Japanese Prime Minister Shinzo Abe (File photo)
Shinzo Abe will be sworn in as Japan's 98th prime minister at a special parliament session on November 1.
The ruling coalition led by Abe won by a landslide in the lower house election on October 23. The Liberal Democratic Party (LDP) and the Clean Government Party(KOMEITO) together garnered 310 seats, two-thirds of the house, among which LDP won 261 seats, a "super majority" which guarantees its leading role in parliament.
The Constitutional Democratic Party of Japan (CDPJ), a new party established by the liberals of the Democratic Party (DP), garnered 54 seats, making it the largest opposition party. The Party of Hope, a new party of DP conservatives led by Tokyo governor Yuriko Koike lost momentum, capturing only 50 seats.
For the first time, the LDP ran on a constitutional revision platform. Abe made clear his resolution to revise the country's constitution at a press conference after the election. The LDP will be the first party to promote the legalization of Japan's Self-Defense Forces. Abe's agenda is to achieve its goal of constitutional revision by 2020, and his re-election may hasten it.
Japan's constitution provides that any revision must be supported by an over two-thirds majority at both houses, and by a majority of Japanese citizens in a referendum. Since the Party of Hope threw its support behind the revision, the number of MPs in favor of revision increased considerably after the election. Those against a constitutional revision are mainly from CDPJ and the Communist Party of Japan. The public, however, has reservations about a revision. A poll conducted by the Asahi Shimbun shows that 45 percent are against the legalization of the Self-Defense Forces while 36 percent support it.
Abe campaigned on the achievements of "Abenomics." Haruhiko Kuroda, president of the Bank of Japan, said recently he "would advance a strong monetary easing policy." The LDP proposed that instead of reducing the deficit, revenue from a hike in the consumption tax rate in October 2019 should be used to resolve the problems of aging and the decline in the birth rate.

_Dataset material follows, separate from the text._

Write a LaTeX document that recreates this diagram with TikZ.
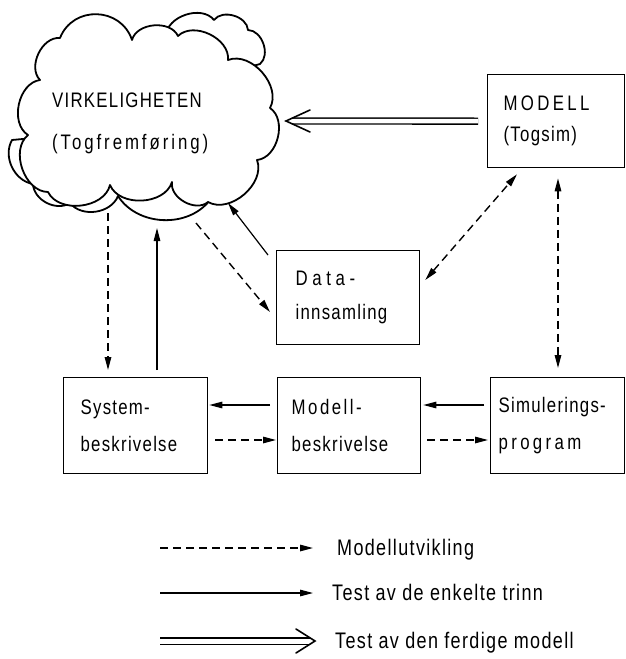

Japan's system of small electoral districts is convenient for the strong to stay strong. Data shows that the LDP only took 48 percent of votes in small electoral districts where people vote for individual representatives, but won 75 percent of the seats. In terms of proportional representation, the CDPJ and the Party of Hope together won 37 percent of the vote, with the LDP getting 33 percent.